By Andy Marston, Sports Pundit
The San Francisco Giants have sold a 10% stake to Sixth Street Partners, becoming one of the latest major league franchises to tap into private equity investment.
Sixth Street, which also holds stakes in Bay FC (NWSL), the San Antonio Spurs (NBA), Real Madrid, and FC Barcelona, is expanding its footprint in U.S. sports.
MLB was the first major U.S. league to allow private equity ownership, paving the way for more than half of its teams to have now struck deals. Funds can own up to 15% of a club, with no limit on the number of teams they invest in.

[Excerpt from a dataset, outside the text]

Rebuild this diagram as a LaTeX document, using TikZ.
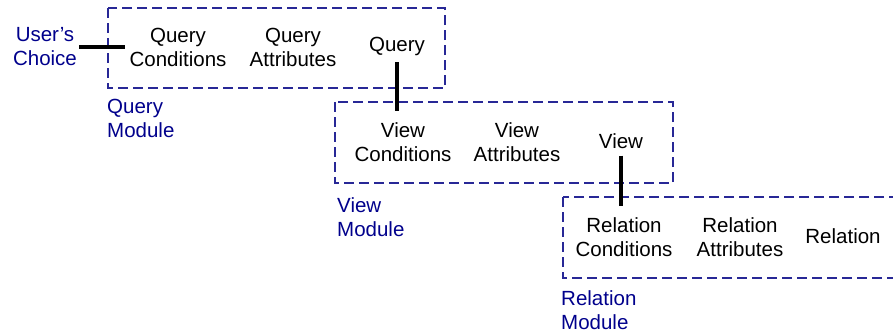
\documentclass[tikz,border=0pt]{standalone}
\usepackage{fontspec}
\setmainfont{Liberation Sans}
\definecolor{navytext}{RGB}{0,0,140}
\definecolor{navybox}{RGB}{40,40,150}
\begin{document}
\begin{tikzpicture}[x=1pt,y=-1pt,
  lbl/.style={font=\fontsize{20.5}{24}\selectfont, align=center, inner sep=2pt, text=black},
  modlbl/.style={font=\fontsize{20.5}{24}\selectfont, align=left, inner sep=0pt, text=navytext, anchor=west},
  modbox/.style={draw=navybox, line width=1.4pt, dash pattern=on 10pt off 5pt},
  conn/.style={draw=black, line width=4pt}]
\useasboundingbox (0,0) rectangle (893,333);
\clip (0,0) rectangle (893,333);
% boxes
\draw[modbox] (108,8) rectangle (445,88);
\draw[modbox] (335,102) rectangle (673,183);
\draw[modbox] (563,197) rectangle (905,278);
% labels
\node[lbl, text=navytext] (uc) at (45,47) {User's\\Choice};
\node[lbl] (qc) at (178,47) {Query\\Conditions};
\node[lbl] (qa) at (293,47) {Query\\Attributes};
\node[lbl] (q) at (397,46) {Query};
\node[lbl] (vc) at (403,142) {View\\Conditions};
\node[lbl] (va) at (517,142) {View\\Attributes};
\node[lbl] (v) at (621,141) {View};
\node[lbl] (rc) at (624,237) {Relation\\Conditions};
\node[lbl] (ra) at (740,237) {Relation\\Attributes};
\node[lbl] (r) at (843,236) {Relation};
\node[modlbl] (qm) at (107,118) {Query\\Module};
\node[modlbl] (vm) at (337,217) {View\\Module};
\node[modlbl] (rm) at (561,310) {Relation\\Module};
% connectors
\draw[conn, shorten >=2pt] (uc.east) -- (qc.west);
\draw[conn, shorten <=5pt, shorten >=9pt] (q.south) -- (q.south |- vc.north);
\draw[conn, shorten <=5pt, shorten >=9pt] (v.south) -- (v.south |- rc.north);
\end{tikzpicture}
\end{document}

The investment will fund Oracle Park renovations and support the 28-acre Mission Rock development, a $1.5B mixed-use real estate project near the stadium, built in partnership with Tishman Speyer.
Why It Matters:
The Giants’ expansion into real estate and year-round revenue streams aligns with a broader trend where teams are have become multi-faceted business assets beyond just single-sport properties.
While some critics have questioned whether the Giants' off-field focus could detract from on-field success, this investment ensures that Mission Rock can move forward without diverting funds from player spending or baseball operations.
Giants president Larry Baer said it best: “What do you do for the other 265 days of the year?” Increasingly, the answer is real estate, hospitality, and building city-shaping experiences.
That context makes the Boston Celtics’ record-breaking $7.3B sale to private equity investor Bill Chisholm even more remarkable. The Celtics don’t own their own arena, yet they’ve surpassed the NFL’s Commanders as the most expensive sports team sale ever. Sixth Street is also involved in this deal.